This should serve as a cautionary tale to those who prefer getting their theology from popular books instead of the Bible. Having read both the Bible and the book by the boy it was easy to see that the latter did not conform to the former. Had anyone who read the boy’s book been familiar with the Bible itself they would have easily spotted the many discrepancies. Yet, unfortunately, even today, many would rather read pop novels than Scripture.
Nearly five years after it hit best-seller lists, a book that purported to be a 6-year-old boy’s story of visiting angels and heaven after being injured in a bad car crash is being pulled from shelves. The young man at the center of The Boy Who Came Back from Heaven, Alex Malarkey, said this week that the story was all made up.
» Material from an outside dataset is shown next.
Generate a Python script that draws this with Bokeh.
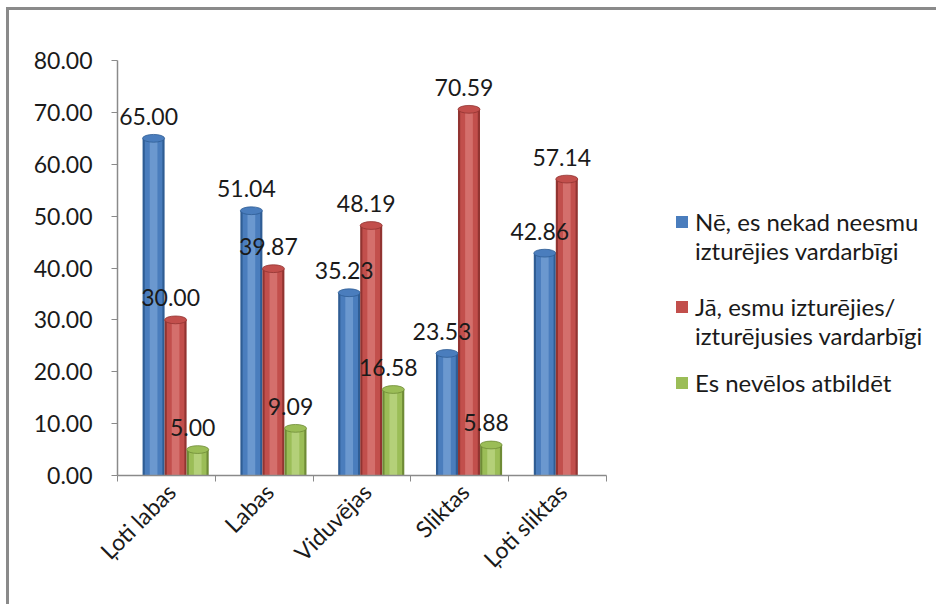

The book’s publisher, Tyndale House, had promoted it as “a supernatural encounter that will give you new insights on Heaven, angels, and hearing the voice of God.”
But Thursday, Tyndale House confirmed to NPR that it is taking “the book and all ancillary products out of print.”
The decision to pull the book comes after Alex Malarkey wrote an open letter to retailer LifeWay and others who sell Christian books and religious materials. It was published this week on the Pulpit and Pen website.
“I did not die. I did not go to Heaven,” Alex wrote. He continued, “I said I went to heaven because I thought it would get me attention. When I made the claims that I did, I had never read the Bible. People have profited from lies, and continue to. They should read the Bible, which is enough. The Bible is the only source of truth. Anything written by man cannot be infallible.”
If you aren’t getting your theology from the Bible, you’re doing it wrong.